(A run of records)
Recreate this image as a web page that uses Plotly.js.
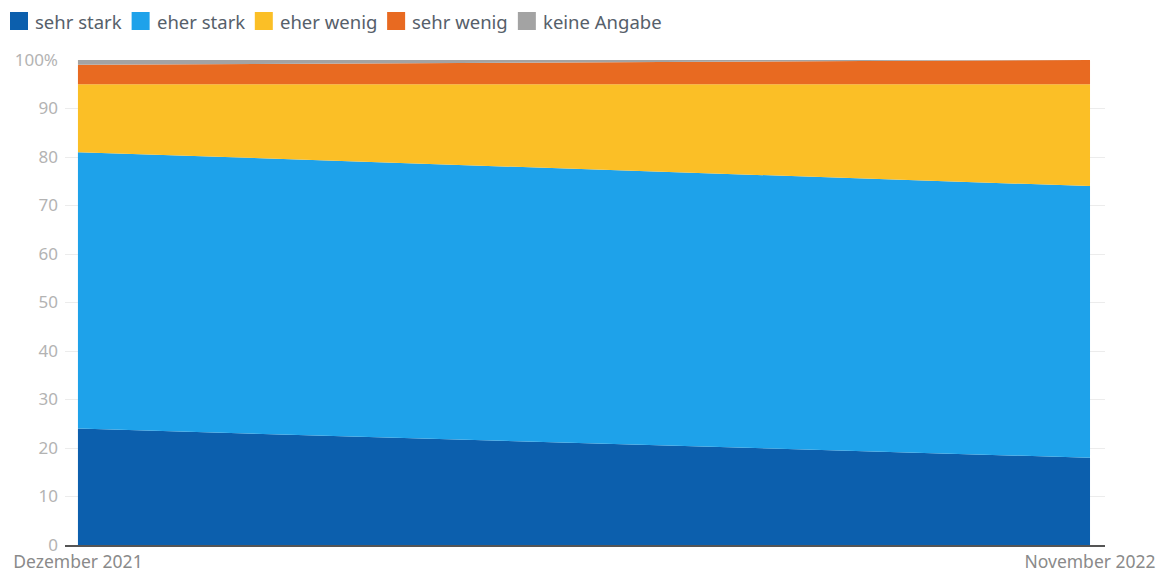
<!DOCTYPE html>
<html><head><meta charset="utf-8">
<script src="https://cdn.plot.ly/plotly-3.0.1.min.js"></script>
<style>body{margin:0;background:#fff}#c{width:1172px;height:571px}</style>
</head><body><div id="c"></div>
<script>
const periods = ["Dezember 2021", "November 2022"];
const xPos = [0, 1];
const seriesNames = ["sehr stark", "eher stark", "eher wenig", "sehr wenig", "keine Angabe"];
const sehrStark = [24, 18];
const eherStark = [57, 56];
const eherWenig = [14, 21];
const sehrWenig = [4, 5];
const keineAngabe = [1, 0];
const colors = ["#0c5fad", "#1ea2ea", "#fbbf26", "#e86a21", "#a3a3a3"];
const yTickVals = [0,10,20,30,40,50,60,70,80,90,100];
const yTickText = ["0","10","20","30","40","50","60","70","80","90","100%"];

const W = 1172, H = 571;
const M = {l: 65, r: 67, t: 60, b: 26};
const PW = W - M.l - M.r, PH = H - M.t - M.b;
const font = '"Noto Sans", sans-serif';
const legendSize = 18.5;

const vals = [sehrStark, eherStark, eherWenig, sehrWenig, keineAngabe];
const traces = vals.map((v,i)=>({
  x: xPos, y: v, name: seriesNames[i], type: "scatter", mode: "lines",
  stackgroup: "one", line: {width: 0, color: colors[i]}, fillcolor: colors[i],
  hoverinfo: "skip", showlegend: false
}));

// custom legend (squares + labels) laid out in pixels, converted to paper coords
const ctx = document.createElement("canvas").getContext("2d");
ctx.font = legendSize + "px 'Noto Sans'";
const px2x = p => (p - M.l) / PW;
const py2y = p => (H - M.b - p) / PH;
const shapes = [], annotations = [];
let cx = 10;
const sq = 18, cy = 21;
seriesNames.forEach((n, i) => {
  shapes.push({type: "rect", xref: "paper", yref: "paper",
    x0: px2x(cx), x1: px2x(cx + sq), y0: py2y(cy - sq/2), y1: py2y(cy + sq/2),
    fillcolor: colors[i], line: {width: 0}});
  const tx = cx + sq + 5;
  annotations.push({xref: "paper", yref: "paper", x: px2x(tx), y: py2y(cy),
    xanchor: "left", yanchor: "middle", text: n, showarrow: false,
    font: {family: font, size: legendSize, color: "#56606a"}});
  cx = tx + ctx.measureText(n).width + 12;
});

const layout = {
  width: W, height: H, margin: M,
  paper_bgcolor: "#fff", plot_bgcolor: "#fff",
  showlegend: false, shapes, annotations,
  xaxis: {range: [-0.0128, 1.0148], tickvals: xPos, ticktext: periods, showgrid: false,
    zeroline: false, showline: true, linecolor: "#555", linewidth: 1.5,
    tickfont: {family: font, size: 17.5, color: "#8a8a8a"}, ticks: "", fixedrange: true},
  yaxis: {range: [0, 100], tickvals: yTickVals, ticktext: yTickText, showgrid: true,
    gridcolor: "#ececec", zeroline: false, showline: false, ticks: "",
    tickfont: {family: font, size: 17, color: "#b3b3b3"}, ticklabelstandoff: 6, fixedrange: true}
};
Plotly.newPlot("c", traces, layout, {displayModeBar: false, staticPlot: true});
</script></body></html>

==

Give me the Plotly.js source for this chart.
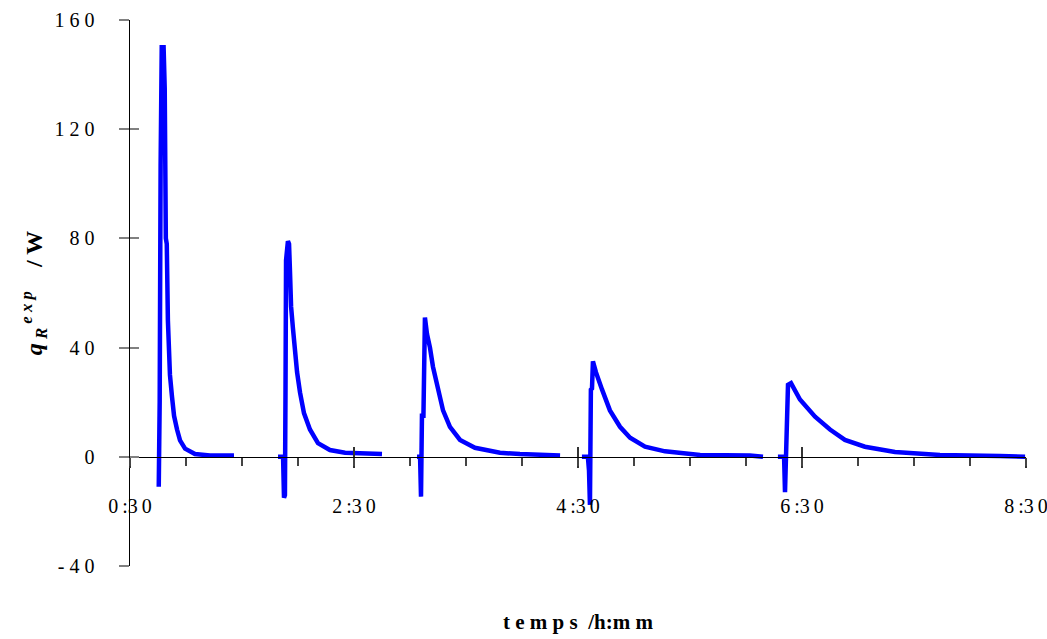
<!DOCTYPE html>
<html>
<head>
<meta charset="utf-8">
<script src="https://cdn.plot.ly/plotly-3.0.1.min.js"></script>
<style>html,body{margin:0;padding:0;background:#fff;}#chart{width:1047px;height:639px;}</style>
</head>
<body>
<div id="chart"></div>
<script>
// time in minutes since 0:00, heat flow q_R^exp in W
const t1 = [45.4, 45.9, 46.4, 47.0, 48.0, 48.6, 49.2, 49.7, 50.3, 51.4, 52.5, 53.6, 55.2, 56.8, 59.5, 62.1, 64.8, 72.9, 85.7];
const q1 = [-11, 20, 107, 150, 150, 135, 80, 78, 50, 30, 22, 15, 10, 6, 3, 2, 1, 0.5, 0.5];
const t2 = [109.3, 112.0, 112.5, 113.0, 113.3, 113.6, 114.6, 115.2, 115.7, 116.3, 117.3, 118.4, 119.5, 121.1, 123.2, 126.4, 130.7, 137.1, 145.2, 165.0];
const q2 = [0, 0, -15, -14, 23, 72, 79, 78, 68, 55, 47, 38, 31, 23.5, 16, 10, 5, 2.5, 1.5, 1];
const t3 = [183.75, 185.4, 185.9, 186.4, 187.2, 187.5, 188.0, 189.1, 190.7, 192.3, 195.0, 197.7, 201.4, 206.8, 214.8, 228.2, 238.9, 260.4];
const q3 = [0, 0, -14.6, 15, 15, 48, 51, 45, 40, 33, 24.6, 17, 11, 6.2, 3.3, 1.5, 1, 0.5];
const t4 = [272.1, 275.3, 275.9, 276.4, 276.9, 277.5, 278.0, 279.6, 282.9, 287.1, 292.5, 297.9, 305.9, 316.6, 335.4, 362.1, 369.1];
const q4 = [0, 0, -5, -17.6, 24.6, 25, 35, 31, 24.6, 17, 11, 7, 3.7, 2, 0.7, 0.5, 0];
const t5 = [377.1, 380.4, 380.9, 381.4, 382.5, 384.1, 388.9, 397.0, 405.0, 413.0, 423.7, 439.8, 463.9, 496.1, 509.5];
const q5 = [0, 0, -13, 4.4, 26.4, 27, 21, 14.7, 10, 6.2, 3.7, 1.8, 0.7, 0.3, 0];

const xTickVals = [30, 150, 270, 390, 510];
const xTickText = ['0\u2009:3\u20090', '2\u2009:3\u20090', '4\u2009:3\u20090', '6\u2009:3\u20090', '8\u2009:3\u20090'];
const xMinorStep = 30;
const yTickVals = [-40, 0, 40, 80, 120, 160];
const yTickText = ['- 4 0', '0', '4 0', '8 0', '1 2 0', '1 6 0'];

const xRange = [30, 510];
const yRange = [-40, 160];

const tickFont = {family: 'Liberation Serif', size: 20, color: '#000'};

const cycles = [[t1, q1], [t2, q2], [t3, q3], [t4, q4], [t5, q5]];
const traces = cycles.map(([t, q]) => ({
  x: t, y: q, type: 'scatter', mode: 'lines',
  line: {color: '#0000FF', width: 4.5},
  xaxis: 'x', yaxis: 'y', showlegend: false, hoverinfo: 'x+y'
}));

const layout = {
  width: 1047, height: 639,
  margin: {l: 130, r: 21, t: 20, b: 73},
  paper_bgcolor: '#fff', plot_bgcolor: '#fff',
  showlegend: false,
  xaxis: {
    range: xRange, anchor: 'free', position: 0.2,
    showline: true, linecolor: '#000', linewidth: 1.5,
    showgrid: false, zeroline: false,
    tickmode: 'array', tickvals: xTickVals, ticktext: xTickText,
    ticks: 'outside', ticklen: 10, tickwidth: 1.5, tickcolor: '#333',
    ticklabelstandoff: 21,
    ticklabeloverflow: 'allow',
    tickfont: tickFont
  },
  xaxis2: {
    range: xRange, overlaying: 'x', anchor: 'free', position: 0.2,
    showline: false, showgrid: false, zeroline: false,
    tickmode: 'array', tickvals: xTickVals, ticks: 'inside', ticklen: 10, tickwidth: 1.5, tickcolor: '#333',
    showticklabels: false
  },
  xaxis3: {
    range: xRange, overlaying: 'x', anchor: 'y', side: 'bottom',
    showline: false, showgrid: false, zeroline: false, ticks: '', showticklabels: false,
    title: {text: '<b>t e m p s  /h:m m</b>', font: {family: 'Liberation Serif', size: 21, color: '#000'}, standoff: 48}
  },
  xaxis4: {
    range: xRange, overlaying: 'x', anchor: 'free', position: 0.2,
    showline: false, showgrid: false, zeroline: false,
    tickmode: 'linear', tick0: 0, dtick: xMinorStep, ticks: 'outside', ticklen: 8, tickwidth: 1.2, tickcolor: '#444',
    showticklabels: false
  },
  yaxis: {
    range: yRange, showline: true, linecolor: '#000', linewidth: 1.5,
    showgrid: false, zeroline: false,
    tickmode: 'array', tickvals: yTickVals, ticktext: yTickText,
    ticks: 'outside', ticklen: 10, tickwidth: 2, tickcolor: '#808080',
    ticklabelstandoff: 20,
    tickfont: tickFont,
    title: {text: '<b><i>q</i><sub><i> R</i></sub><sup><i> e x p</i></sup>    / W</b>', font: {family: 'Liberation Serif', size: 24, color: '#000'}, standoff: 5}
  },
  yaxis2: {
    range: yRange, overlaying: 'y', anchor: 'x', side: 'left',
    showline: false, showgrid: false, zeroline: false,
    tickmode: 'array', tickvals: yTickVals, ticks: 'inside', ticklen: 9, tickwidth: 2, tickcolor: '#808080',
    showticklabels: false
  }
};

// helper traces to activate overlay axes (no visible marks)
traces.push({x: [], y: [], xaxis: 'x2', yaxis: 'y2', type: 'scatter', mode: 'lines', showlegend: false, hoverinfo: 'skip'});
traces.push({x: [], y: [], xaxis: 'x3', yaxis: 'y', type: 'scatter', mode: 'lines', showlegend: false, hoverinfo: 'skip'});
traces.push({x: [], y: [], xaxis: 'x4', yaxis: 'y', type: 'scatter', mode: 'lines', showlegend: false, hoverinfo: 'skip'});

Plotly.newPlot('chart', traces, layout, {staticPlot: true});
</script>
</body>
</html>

---

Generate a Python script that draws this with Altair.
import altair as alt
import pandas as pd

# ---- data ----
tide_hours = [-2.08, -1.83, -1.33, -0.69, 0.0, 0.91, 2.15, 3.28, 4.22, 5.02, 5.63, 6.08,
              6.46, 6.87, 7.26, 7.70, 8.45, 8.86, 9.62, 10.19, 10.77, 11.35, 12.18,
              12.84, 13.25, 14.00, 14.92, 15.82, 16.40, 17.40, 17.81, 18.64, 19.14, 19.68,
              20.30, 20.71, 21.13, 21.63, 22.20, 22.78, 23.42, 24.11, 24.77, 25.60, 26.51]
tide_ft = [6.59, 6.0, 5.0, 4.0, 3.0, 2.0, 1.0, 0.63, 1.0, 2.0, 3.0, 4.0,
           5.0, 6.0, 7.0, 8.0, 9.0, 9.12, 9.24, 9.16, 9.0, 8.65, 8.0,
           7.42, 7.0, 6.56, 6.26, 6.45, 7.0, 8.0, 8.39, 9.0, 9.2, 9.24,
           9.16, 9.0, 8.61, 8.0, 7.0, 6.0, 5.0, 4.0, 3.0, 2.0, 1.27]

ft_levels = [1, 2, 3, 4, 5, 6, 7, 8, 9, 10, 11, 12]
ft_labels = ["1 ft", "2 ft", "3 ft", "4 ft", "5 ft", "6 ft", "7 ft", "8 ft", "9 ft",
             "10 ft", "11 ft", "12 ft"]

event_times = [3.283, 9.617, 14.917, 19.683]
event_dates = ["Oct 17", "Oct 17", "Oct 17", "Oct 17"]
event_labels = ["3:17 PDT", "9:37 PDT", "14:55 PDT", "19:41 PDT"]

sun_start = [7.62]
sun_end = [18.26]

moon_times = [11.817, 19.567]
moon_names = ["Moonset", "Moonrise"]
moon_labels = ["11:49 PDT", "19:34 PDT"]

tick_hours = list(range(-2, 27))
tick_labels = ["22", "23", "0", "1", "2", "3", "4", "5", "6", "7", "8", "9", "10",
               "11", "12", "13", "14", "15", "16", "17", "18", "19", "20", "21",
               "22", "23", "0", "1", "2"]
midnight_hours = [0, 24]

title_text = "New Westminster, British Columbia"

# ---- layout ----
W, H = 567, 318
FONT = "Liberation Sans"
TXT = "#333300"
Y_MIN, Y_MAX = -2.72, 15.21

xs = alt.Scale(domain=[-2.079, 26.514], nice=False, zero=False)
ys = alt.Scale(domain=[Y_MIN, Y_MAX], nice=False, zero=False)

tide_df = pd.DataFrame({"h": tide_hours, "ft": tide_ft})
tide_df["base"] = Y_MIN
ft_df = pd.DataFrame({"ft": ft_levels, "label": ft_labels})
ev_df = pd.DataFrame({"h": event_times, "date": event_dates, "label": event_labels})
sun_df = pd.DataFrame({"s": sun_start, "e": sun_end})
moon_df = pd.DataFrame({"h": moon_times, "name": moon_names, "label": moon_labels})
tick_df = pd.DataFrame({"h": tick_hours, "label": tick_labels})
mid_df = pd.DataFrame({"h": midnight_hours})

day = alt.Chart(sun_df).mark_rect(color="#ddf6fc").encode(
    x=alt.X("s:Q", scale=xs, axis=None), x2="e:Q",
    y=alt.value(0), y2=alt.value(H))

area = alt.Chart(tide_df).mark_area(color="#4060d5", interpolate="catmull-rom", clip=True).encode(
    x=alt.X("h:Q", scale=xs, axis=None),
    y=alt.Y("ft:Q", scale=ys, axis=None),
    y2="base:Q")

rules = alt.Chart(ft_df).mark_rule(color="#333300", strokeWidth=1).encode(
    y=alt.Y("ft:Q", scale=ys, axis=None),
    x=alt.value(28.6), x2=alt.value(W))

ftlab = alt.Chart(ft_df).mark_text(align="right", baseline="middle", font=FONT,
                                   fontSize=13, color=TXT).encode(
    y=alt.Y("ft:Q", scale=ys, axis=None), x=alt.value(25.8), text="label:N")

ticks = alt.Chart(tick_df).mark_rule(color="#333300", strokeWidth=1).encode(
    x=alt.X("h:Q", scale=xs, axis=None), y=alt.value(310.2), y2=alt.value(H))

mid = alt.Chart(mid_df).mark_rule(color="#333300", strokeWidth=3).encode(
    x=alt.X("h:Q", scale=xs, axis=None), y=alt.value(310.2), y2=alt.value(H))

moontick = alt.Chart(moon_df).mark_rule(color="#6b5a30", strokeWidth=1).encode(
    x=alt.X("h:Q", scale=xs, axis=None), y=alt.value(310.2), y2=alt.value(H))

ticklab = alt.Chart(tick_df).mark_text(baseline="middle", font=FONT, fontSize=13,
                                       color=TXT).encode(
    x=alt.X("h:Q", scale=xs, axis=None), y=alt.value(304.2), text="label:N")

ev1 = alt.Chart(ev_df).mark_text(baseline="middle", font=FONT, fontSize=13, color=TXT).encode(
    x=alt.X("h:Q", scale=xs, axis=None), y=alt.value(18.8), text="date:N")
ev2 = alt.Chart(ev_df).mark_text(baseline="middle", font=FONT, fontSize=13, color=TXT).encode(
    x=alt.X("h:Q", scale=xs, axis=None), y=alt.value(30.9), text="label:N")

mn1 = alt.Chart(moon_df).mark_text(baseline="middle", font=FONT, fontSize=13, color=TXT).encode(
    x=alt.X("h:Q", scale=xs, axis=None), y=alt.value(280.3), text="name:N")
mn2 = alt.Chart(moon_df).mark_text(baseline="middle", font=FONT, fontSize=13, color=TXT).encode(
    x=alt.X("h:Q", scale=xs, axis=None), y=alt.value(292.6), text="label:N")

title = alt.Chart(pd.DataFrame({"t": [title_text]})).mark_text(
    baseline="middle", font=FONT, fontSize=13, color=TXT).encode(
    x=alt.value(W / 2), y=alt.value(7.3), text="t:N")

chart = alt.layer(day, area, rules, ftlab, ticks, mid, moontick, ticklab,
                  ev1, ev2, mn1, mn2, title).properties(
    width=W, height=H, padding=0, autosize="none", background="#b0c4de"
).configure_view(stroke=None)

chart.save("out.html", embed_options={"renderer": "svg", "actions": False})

AIM: Which lines contain "that"? Show each of them.

EXERCISE RESPONSE:
Recreate this image as a web page that uses Plotly.js.
Generate a Python script that draws this with Altair.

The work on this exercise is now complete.